**REQUIRED WORK**
Search the data for the string "this" and gather each line it is in.

**DATASET EXCERPTS**
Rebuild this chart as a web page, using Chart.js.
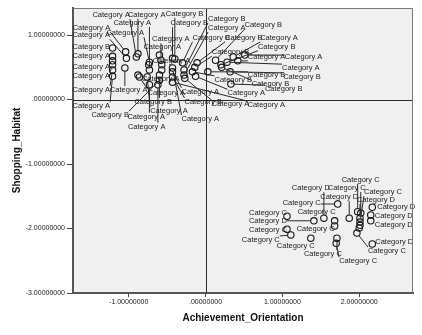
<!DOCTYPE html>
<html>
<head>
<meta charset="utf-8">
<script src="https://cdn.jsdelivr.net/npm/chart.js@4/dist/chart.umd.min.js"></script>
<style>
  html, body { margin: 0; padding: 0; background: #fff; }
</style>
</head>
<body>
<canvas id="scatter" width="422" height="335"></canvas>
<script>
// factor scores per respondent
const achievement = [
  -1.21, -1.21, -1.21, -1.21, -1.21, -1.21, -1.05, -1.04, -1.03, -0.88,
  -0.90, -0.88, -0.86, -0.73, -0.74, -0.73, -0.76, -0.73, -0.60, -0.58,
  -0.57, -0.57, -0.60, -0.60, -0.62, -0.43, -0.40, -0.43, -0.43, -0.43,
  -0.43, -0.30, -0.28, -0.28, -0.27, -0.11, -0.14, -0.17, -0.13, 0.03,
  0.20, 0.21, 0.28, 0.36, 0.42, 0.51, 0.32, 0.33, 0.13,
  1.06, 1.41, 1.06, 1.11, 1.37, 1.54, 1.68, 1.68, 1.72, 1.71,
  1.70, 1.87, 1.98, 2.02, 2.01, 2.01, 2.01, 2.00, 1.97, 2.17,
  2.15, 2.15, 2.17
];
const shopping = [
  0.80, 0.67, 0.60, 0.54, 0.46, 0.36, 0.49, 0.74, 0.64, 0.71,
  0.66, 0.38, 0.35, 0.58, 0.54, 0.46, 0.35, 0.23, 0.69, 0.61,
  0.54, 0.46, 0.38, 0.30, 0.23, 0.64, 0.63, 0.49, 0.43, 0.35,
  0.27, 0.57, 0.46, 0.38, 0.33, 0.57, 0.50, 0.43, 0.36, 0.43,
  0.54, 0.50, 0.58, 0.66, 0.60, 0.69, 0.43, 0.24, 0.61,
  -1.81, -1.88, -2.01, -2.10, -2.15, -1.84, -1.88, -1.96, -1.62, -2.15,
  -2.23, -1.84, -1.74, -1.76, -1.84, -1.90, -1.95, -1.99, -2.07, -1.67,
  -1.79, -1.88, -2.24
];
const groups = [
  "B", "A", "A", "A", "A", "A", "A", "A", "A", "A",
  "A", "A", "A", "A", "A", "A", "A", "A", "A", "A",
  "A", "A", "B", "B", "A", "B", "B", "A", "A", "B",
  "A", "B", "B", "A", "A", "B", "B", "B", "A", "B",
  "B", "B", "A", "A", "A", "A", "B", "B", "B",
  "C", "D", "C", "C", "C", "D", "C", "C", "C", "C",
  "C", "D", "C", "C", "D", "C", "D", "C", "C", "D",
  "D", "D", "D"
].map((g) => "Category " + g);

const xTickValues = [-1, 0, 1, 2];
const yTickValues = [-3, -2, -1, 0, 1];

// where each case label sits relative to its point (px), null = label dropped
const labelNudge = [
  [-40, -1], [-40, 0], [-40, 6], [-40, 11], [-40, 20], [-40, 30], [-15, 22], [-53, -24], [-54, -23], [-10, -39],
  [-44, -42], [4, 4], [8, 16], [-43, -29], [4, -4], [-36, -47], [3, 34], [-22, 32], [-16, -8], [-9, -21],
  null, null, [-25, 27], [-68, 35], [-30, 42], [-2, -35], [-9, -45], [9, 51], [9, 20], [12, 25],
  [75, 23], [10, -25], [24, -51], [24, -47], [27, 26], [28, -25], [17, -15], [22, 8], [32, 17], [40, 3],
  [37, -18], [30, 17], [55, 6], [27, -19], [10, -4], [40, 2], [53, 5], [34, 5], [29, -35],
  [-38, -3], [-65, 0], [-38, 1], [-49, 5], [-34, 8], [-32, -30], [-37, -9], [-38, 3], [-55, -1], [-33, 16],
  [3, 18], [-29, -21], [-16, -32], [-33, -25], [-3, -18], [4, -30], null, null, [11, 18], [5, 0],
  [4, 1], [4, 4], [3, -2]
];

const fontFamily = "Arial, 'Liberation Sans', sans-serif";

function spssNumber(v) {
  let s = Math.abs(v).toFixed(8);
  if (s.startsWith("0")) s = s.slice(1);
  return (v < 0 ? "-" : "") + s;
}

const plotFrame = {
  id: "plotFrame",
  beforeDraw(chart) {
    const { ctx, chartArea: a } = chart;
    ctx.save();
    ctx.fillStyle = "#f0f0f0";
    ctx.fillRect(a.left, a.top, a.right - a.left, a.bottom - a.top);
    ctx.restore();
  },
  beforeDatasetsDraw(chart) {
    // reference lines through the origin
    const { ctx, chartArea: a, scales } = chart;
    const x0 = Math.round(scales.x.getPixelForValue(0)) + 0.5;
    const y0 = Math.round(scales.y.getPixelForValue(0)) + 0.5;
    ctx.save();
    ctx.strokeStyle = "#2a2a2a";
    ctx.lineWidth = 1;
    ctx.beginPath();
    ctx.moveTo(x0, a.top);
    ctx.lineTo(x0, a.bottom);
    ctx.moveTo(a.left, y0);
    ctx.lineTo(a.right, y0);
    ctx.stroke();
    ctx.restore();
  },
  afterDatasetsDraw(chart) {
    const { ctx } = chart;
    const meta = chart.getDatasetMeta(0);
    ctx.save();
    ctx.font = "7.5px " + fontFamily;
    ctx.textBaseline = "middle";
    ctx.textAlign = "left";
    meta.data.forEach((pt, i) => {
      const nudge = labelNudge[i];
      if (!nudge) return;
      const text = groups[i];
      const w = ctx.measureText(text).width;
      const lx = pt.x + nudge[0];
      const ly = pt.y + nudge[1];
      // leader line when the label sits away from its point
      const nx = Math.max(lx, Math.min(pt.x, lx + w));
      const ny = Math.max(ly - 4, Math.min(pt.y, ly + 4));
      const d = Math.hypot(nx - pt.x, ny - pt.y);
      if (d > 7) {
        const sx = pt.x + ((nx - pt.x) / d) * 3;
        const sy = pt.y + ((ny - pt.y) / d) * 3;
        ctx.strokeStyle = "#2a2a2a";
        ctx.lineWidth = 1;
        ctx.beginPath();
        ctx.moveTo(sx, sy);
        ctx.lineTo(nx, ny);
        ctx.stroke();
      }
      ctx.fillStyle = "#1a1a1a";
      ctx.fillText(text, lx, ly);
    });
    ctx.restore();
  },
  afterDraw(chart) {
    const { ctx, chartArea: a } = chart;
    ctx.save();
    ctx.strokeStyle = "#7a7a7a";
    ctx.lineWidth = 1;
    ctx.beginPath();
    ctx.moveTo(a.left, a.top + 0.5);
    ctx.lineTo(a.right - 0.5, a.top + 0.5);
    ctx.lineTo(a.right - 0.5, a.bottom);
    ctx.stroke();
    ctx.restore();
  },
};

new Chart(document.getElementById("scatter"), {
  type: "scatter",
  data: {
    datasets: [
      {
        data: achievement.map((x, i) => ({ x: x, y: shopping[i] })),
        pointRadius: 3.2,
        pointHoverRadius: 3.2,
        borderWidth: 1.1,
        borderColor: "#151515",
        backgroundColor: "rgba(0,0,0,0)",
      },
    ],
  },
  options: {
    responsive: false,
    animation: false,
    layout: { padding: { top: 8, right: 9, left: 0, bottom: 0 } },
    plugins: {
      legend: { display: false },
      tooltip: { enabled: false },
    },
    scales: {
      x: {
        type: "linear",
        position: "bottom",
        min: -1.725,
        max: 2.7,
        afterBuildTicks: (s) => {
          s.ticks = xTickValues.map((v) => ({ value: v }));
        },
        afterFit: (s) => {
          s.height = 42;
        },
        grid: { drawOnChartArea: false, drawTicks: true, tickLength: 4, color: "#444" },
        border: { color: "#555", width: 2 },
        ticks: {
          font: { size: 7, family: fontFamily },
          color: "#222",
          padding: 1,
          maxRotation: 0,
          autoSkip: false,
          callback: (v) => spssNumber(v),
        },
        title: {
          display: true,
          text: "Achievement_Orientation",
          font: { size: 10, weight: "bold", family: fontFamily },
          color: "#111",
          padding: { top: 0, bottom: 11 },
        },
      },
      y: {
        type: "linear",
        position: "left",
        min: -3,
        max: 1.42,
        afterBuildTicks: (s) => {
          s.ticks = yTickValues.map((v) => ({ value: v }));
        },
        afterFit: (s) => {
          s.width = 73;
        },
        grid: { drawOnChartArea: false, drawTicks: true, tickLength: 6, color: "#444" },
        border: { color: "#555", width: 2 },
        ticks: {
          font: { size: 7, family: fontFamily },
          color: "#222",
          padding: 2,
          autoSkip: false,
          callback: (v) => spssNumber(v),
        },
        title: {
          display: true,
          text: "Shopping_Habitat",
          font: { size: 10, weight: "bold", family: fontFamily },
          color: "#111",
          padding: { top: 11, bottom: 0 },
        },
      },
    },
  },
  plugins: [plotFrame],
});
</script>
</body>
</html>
==
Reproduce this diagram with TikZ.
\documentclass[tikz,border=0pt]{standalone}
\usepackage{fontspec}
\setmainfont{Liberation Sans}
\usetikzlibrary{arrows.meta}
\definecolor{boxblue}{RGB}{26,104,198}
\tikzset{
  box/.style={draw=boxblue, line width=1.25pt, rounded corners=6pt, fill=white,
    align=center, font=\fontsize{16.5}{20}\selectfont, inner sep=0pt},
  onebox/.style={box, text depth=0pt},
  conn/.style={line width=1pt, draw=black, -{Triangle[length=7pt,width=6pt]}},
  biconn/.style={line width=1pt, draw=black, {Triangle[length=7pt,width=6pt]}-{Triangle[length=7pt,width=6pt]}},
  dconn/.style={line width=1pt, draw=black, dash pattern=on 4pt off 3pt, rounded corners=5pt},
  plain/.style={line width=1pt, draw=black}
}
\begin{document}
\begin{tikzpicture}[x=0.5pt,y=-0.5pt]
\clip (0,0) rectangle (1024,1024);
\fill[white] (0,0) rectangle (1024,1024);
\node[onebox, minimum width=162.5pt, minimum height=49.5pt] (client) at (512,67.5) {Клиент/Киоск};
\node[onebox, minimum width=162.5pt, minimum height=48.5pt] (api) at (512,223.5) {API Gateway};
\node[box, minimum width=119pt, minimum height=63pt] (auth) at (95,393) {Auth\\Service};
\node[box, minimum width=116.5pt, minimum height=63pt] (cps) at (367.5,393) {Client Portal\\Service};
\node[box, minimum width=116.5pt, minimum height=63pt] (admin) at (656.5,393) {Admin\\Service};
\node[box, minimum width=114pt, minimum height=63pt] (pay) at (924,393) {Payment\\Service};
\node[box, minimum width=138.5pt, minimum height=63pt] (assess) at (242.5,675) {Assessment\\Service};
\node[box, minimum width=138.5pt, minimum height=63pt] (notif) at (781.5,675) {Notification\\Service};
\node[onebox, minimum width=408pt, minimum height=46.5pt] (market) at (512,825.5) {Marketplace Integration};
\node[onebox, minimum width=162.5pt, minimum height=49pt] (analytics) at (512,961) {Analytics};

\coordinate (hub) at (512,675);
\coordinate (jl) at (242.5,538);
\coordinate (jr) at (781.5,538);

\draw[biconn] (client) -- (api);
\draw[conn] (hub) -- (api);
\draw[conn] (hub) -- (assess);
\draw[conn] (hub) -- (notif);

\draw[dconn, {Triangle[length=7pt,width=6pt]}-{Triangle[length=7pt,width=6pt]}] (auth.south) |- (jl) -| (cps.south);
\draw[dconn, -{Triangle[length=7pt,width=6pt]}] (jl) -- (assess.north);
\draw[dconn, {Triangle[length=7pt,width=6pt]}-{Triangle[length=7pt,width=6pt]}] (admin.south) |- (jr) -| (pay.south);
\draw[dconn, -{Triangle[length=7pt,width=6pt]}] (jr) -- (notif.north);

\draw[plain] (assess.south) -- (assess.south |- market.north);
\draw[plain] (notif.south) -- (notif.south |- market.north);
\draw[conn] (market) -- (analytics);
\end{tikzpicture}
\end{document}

**RESULT BELOW**
Rebuild this chart as a web page, using Chart.js.
Reproduce this diagram with TikZ.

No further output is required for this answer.